ND ISOTOPES REFLECT EUSTATIC AND CLIMATIC CHANGE DURING LATE PALEOZOIC ICE AGE: A RECORD FROM THE BIRD SPRING PLATFORM, WESTERN US

The late Paleozoic ice age (LPIA) consisted of numerous episodes of southern hemisphere glacial advance and retreat resulting in global sea level change. To better understand the far-field effects of these glaciations, we generated a record of seawater Nd isotopes using conodonts from the Bird Spring platform, western U.S.. In the late Paleozoic the Bird Spring platform formed near the equator along the western edge of North America in the southern Antler foreland basin and likely faced the eastern Panthalassic Ocean. It accumulated thick sequences of carbonate-rich marine sediments during the Carboniferous and Permian. Arrow Canyon carbonates reflect a primarily shallow water high-energy wave or tidally-dominated setting, while Marble Canyon deposits formed in low energy environments or as turbidites indicating sedimentation at the platform’s edge or on the upper slope.

Late Paleozoic ¹⁴³Nd/¹⁴⁴Nd values (expressed in epsilon notation and corrected for age, ε_Nd(t)) from Bird Spring platform conodonts exhibit a wide range, -12.0 to -5.7 and vary with sea level. The largest fluctuations of 3 to 5 epsilon units occur during the Late Mississippian and Early Pennsylvanian, coincident with the onset of major southern hemisphere glaciation, global regression and large eustatic swings.
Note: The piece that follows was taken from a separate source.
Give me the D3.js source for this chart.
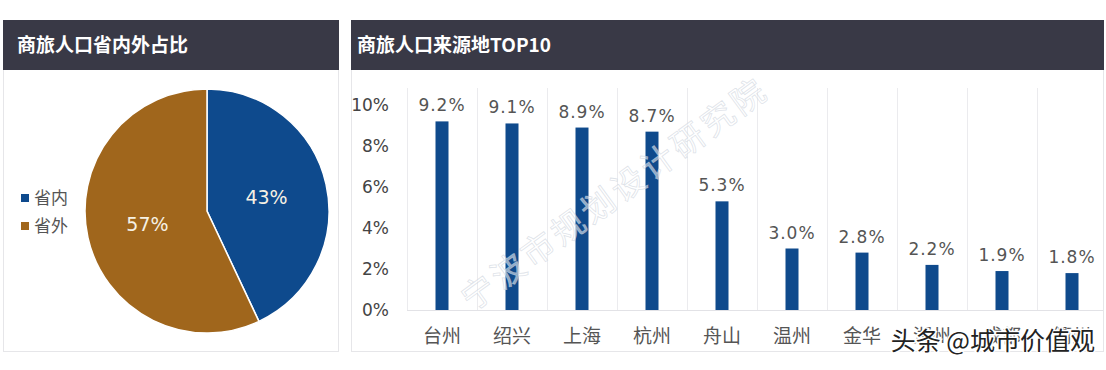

In coastal waters, the isotopic composition of dissolved Nd reflects changes in oceanic circulation and the interconnectedness of epicontinental seas with open marine waters, or variations in continental weathering patterns that alter the dissolved Nd inventory delivered to the shelf by rivers. We measured the lowest values in rocks deposited during relative sea level lowstands and/or progradational periods when material delivered via rivers was building out across the platform. Similar decreases are recorded at both Arrow Canyon and Marble Canyon implying enhanced contributions of unradiogenic Nd weathered from land caused the negative ε_Nd(t) excursions, rather than restricted circulation. More radiogenic values correspond to periods of sea level transgression with the highest ε_Nd(t) measured in conodonts extracted from rocks forming retrogradational or aggradational parasequences. We interpret the relatively radiogenic values to reflect encroachment of Panthalassic waters on the edge of the North American craton.